The “lesbian doctor” tells Claire to take it easy for a couple days; she doesn’t want to rest, but Phil lures her in with the idea of a side-by-side couple’s massage. (“Just you, me, and a couple Cambodians to work us over good.”) The kids are supposed to be at a movie, but they come home to throw a party, get caught, and walk in on their parents (again). Claire and Phil are covered in blood, which would have been funny if it hadn’t happened last year on Leap Day.
Jay and Gloria haven’t been together for six weeks, so their Valentine’s Day is spent trying. They get interrupted a lot—first by Manny needing to go to school (did they forget it was a weekday?), then by Baby Joe, then Lily, then the baby-proofer. Gloria eats marshmallows … there’s a joke about drilling … they finally do it … Jay is too tired to continue … the end.

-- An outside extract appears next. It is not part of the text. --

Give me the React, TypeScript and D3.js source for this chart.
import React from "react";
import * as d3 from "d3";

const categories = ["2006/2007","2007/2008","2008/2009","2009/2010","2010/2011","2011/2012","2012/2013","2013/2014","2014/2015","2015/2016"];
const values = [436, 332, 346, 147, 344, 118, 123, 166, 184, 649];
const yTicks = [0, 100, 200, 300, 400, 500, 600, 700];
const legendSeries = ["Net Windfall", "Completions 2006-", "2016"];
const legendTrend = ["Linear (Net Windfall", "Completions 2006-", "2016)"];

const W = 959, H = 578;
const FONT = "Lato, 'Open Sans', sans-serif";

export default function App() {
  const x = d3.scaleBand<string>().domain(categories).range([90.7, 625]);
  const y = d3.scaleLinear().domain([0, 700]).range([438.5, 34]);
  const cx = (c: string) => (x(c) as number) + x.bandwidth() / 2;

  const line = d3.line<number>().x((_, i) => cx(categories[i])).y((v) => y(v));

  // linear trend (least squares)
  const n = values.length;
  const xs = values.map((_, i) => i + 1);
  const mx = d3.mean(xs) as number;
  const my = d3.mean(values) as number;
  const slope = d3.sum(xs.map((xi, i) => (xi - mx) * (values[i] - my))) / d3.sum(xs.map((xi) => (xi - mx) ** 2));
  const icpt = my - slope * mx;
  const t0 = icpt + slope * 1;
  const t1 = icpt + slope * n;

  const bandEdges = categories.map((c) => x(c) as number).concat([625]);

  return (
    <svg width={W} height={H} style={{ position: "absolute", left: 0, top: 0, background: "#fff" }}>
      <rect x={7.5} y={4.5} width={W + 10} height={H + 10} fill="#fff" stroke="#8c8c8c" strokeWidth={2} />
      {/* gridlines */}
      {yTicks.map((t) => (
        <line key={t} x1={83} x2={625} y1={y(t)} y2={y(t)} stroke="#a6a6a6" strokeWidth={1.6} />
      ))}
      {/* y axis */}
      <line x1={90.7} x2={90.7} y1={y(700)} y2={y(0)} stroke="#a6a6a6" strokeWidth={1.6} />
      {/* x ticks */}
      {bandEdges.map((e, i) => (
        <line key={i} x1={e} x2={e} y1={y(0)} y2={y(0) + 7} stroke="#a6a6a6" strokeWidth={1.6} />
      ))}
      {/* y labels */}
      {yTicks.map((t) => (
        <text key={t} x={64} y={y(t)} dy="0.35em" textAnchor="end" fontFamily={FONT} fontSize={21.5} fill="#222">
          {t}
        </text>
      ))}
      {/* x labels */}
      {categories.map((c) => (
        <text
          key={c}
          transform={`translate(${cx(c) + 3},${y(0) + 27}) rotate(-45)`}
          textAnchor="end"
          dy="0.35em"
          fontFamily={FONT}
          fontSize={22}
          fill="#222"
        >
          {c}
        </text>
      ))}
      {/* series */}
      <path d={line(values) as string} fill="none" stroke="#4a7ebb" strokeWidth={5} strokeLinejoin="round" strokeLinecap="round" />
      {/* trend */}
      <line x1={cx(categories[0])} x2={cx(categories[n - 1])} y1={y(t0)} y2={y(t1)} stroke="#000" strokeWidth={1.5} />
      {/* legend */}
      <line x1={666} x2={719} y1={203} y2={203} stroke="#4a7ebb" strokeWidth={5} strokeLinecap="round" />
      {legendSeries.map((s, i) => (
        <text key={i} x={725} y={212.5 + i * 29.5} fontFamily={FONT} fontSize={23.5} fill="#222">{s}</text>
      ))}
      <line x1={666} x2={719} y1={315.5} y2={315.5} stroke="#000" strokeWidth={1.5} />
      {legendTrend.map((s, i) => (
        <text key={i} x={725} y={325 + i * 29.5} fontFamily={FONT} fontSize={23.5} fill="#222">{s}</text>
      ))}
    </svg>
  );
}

In frustration about having to do something other than sex, Gloria says, “This isn’t what this day is all about!” Which raises an interesting question: In Modern Family world, what is this day about? Last night we learned it’s about having sex—unless you are a gay couple, then it’s about drinking black-out amounts and supporting your single friends. We’re not uncovering anything new—this show has always been so hesitant in displaying any affection from Mitchell and Cam—but the three storylines juxtaposed really show how far networks have not come in representing gay couples.
That being said, Mitch and Cam’s storyline was clearly the winner. If it hadn’t been following the awkward attempts at sex, I would have appreciated it more. In fact, I think it could have carried the Valentine’s Day episode all on its own. Even though not a minute of the party was shown, the effects were enough: A pink cat. Christmas decorations. And Dylan. It’s unfortunate that Lily kicked him out because they really need to keep interacting, like every episode. Aubrey Anderson-Emmons may be only 5 years old, but her delivery (“You can’t live here. Get out! It’s weird; you’re a big boy.”) is way beyond her years. That’s where the Emmy in this ensemble really should be going.

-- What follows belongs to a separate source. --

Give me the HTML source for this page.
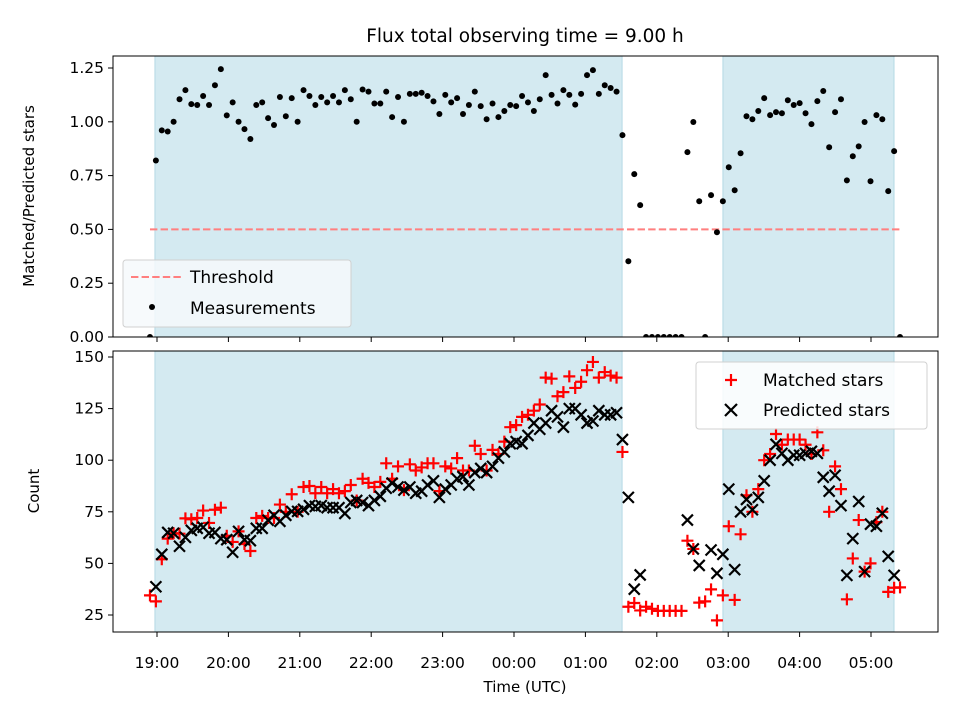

“I can make any kind of knot. It’s like I have a sailor in my mouth.”—Phil
“He’s being a real Pritchett.”—Gloria
“Where were all these distractions the night that Joe was conceived?”—Jay
“Sometimes when we’re around them, we feel a little guilty for having found each other … like we’re waving our love in their faces.”—Cam
“Tipsy? You were like all of Mad Men.”—Cam
What middle school student likes a boy with a feather in his cap? That’s weird, right?
I’m not a cat person, but do you typically “put them away” for parties?
How do I download the song about the tiny pink panther? It’s pretty catchy.